DATA BLOCK –
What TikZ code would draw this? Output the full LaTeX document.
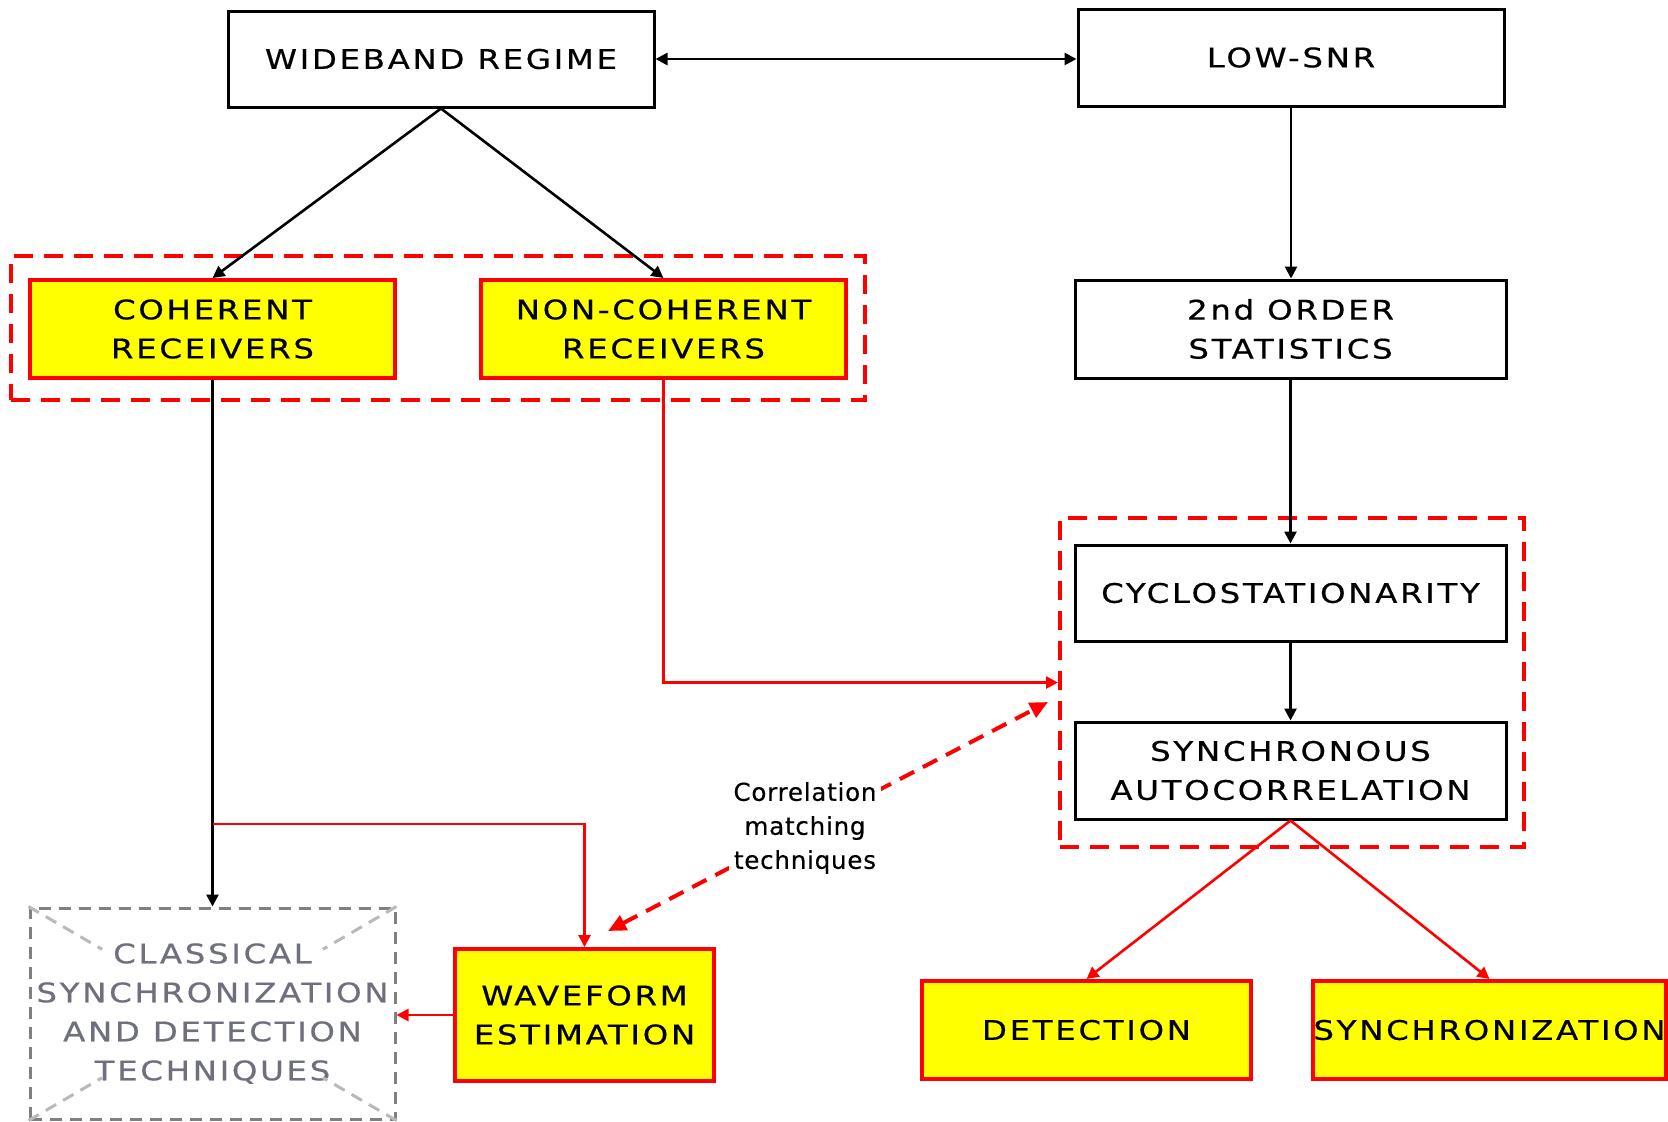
\documentclass[tikz,border=0pt]{standalone}
\usepackage{fontspec}
\usetikzlibrary{arrows.meta,calc}
\newfontfamily\bxf{DejaVu Sans}[LetterSpace=10,FakeStretch=1.2,FakeBold=0.5]
\newfontfamily\lbf{DejaVu Sans}[LetterSpace=3,FakeBold=0.3]
\definecolor{clgray}{RGB}{110,112,125}
\definecolor{clborder}{RGB}{128,128,128}
\definecolor{cldiag}{RGB}{185,185,185}
\definecolor{yfill}{RGB}{255,255,0}
\tikzset{
  plainbox/.style={draw=black,line width=1.5pt,fill=white,inner sep=0pt,align=center,
    font=\bxf\fontsize{13.5}{19.5}\selectfont},
  ybox/.style={draw=red,line width=2pt,fill=yfill,inner sep=0pt,align=center,
    font=\bxf\fontsize{13.5}{19.5}\selectfont},
  clbox/.style={draw=clborder,line width=1.5pt,dash pattern=on 6pt off 4pt,fill=white,inner sep=0pt,align=center,
    text=clgray,font=\bxf\fontsize{13.5}{19.5}\selectfont},
  grp/.style={draw=red,line width=2pt,dash pattern=on 9.5pt off 5.5pt,inner sep=0pt},
  arr/.style={draw=black,line width=1.3pt,-{Triangle[length=6pt,width=6pt]}},
  darr/.style={draw=black,line width=1.3pt,{Triangle[length=6pt,width=6pt]}-{Triangle[length=6pt,width=6pt]}},
  rarr/.style={draw=red,line width=1.3pt,-{Triangle[length=6pt,width=6pt]}},
  rdarr/.style={draw=red,line width=2pt,dash pattern=on 8pt off 5pt,
    {Triangle[length=9pt,width=8pt]}-{Triangle[length=9pt,width=8pt]}},
  diag/.style={draw=cldiag,line width=1.5pt,dash pattern=on 6pt off 4pt},
  lbl/.style={fill=white,inner sep=2pt,align=center,font=\lbf\fontsize{12.3}{17}\selectfont}
}
\begin{document}
\begin{tikzpicture}[x=0.5pt,y=-0.5pt]
\useasboundingbox (0,0) rectangle (1668,1121);
% groups
\node[grp,minimum width=427pt,minimum height=72pt] (g1) at (438,328) {};
\node[grp,minimum width=232pt,minimum height=164.5pt] (g2) at (1292,682.5) {};
% boxes
\node[plainbox,minimum width=213pt,minimum height=48pt] (wb) at (441,59) {WIDEBAND REGIME};
\node[plainbox,minimum width=213pt,minimum height=48.5pt] (low) at (1291,57.5) {LOW-SNR};
\node[ybox,minimum width=182.5pt,minimum height=49pt] (coh) at (212.5,329) {COHERENT\\RECEIVERS};
\node[ybox,minimum width=182.5pt,minimum height=49pt] (ncoh) at (663.5,329) {NON-COHERENT\\RECEIVERS};
\node[plainbox,minimum width=215.5pt,minimum height=49pt] (so) at (1290.5,329) {2nd ORDER\\STATISTICS};
\node[plainbox,minimum width=215.5pt,minimum height=48pt] (cyc) at (1290.5,593) {CYCLOSTATIONARITY};
\node[plainbox,minimum width=215.5pt,minimum height=48.5pt] (sa) at (1290.5,770.5) {SYNCHRONOUS\\AUTOCORRELATION};
\node[clbox,minimum width=182.5pt,minimum height=105.5pt] (cl) at (212.5,1013.5) {CLASSICAL\\SYNCHRONIZATION\\AND DETECTION\\TECHNIQUES};
\foreach \a/\b in {north west/south east,south east/north west,north east/south west,south west/north east}{
  \draw[diag] (cl.\a) -- ($(cl.\a)!0.2!(cl.\b)$);
}
\node[ybox,minimum width=129.5pt,minimum height=66pt] (wf) at (584.5,1015) {WAVEFORM\\ESTIMATION};
\node[ybox,minimum width=164.5pt,minimum height=49pt] (det) at (1086.5,1030) {DETECTION};
\node[ybox,minimum width=176.5pt,minimum height=49pt] (sync) at (1489.5,1030) {SYNCHRONIZATION};
% connectors
\draw[darr] (wb.east) -- (wb.east -| low.west);
\draw[arr] (wb.south) -- (coh.north);
\draw[arr] (wb.south) -- (ncoh.north);
\draw[arr] (low.south) -- (low.south |- so.north);
\draw[arr] (so.south) -- (cyc.north);
\draw[arr] (cyc.south) -- (sa.north);
\draw[arr] (coh.south) -- (cl.north);
\coordinate (tap) at (212.5,824);
\draw[rarr] (tap) -| (wf.north);
\draw[rarr] (ncoh.south) |- (g2.west);
\draw[rarr] (wf.west) -- (wf.west -| cl.east);
\draw[rarr] (sa.south) -- (det.north);
\draw[rarr] (sa.south) -- (sync.north);
\coordinate (ca) at (608,931);
\coordinate (cb) at (1048,702);
\draw[rdarr] (ca) -- (cb);
\node[lbl] (cm) at (805,828) {Correlation\\matching\\techniques};
\end{tikzpicture}
\end{document}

TASK DESCRIPTION – Make an exact copy of all the material, but keep the pictures out of it.

SOLUTION TO THE PROBLEM –
What TikZ code would draw this? Output the full LaTeX document.
\documentclass[tikz,border=0pt]{standalone}
\usepackage{fontspec}
\usetikzlibrary{arrows.meta,calc}
\newfontfamily\bxf{DejaVu Sans}[LetterSpace=10,FakeStretch=1.2,FakeBold=0.5]
\newfontfamily\lbf{DejaVu Sans}[LetterSpace=3,FakeBold=0.3]
\definecolor{clgray}{RGB}{110,112,125}
\definecolor{clborder}{RGB}{128,128,128}
\definecolor{cldiag}{RGB}{185,185,185}
\definecolor{yfill}{RGB}{255,255,0}
\tikzset{
  plainbox/.style={draw=black,line width=1.5pt,fill=white,inner sep=0pt,align=center,
    font=\bxf\fontsize{13.5}{19.5}\selectfont},
  ybox/.style={draw=red,line width=2pt,fill=yfill,inner sep=0pt,align=center,
    font=\bxf\fontsize{13.5}{19.5}\selectfont},
  clbox/.style={draw=clborder,line width=1.5pt,dash pattern=on 6pt off 4pt,fill=white,inner sep=0pt,align=center,
    text=clgray,font=\bxf\fontsize{13.5}{19.5}\selectfont},
  grp/.style={draw=red,line width=2pt,dash pattern=on 9.5pt off 5.5pt,inner sep=0pt},
  arr/.style={draw=black,line width=1.3pt,-{Triangle[length=6pt,width=6pt]}},
  darr/.style={draw=black,line width=1.3pt,{Triangle[length=6pt,width=6pt]}-{Triangle[length=6pt,width=6pt]}},
  rarr/.style={draw=red,line width=1.3pt,-{Triangle[length=6pt,width=6pt]}},
  rdarr/.style={draw=red,line width=2pt,dash pattern=on 8pt off 5pt,
    {Triangle[length=9pt,width=8pt]}-{Triangle[length=9pt,width=8pt]}},
  diag/.style={draw=cldiag,line width=1.5pt,dash pattern=on 6pt off 4pt},
  lbl/.style={fill=white,inner sep=2pt,align=center,font=\lbf\fontsize{12.3}{17}\selectfont}
}
\begin{document}
\begin{tikzpicture}[x=0.5pt,y=-0.5pt]
\useasboundingbox (0,0) rectangle (1668,1121);
% groups
\node[grp,minimum width=427pt,minimum height=72pt] (g1) at (438,328) {};
\node[grp,minimum width=232pt,minimum height=164.5pt] (g2) at (1292,682.5) {};
% boxes
\node[plainbox,minimum width=213pt,minimum height=48pt] (wb) at (441,59) {WIDEBAND REGIME};
\node[plainbox,minimum width=213pt,minimum height=48.5pt] (low) at (1291,57.5) {LOW-SNR};
\node[ybox,minimum width=182.5pt,minimum height=49pt] (coh) at (212.5,329) {COHERENT\\RECEIVERS};
\node[ybox,minimum width=182.5pt,minimum height=49pt] (ncoh) at (663.5,329) {NON-COHERENT\\RECEIVERS};
\node[plainbox,minimum width=215.5pt,minimum height=49pt] (so) at (1290.5,329) {2nd ORDER\\STATISTICS};
\node[plainbox,minimum width=215.5pt,minimum height=48pt] (cyc) at (1290.5,593) {CYCLOSTATIONARITY};
\node[plainbox,minimum width=215.5pt,minimum height=48.5pt] (sa) at (1290.5,770.5) {SYNCHRONOUS\\AUTOCORRELATION};
\node[clbox,minimum width=182.5pt,minimum height=105.5pt] (cl) at (212.5,1013.5) {CLASSICAL\\SYNCHRONIZATION\\AND DETECTION\\TECHNIQUES};
\foreach \a/\b in {north west/south east,south east/north west,north east/south west,south west/north east}{
  \draw[diag] (cl.\a) -- ($(cl.\a)!0.2!(cl.\b)$);
}
\node[ybox,minimum width=129.5pt,minimum height=66pt] (wf) at (584.5,1015) {WAVEFORM\\ESTIMATION};
\node[ybox,minimum width=164.5pt,minimum height=49pt] (det) at (1086.5,1030) {DETECTION};
\node[ybox,minimum width=176.5pt,minimum height=49pt] (sync) at (1489.5,1030) {SYNCHRONIZATION};
% connectors
\draw[darr] (wb.east) -- (wb.east -| low.west);
\draw[arr] (wb.south) -- (coh.north);
\draw[arr] (wb.south) -- (ncoh.north);
\draw[arr] (low.south) -- (low.south |- so.north);
\draw[arr] (so.south) -- (cyc.north);
\draw[arr] (cyc.south) -- (sa.north);
\draw[arr] (coh.south) -- (cl.north);
\coordinate (tap) at (212.5,824);
\draw[rarr] (tap) -| (wf.north);
\draw[rarr] (ncoh.south) |- (g2.west);
\draw[rarr] (wf.west) -- (wf.west -| cl.east);
\draw[rarr] (sa.south) -- (det.north);
\draw[rarr] (sa.south) -- (sync.north);
\coordinate (ca) at (608,931);
\coordinate (cb) at (1048,702);
\draw[rdarr] (ca) -- (cb);
\node[lbl] (cm) at (805,828) {Correlation\\matching\\techniques};
\end{tikzpicture}
\end{document}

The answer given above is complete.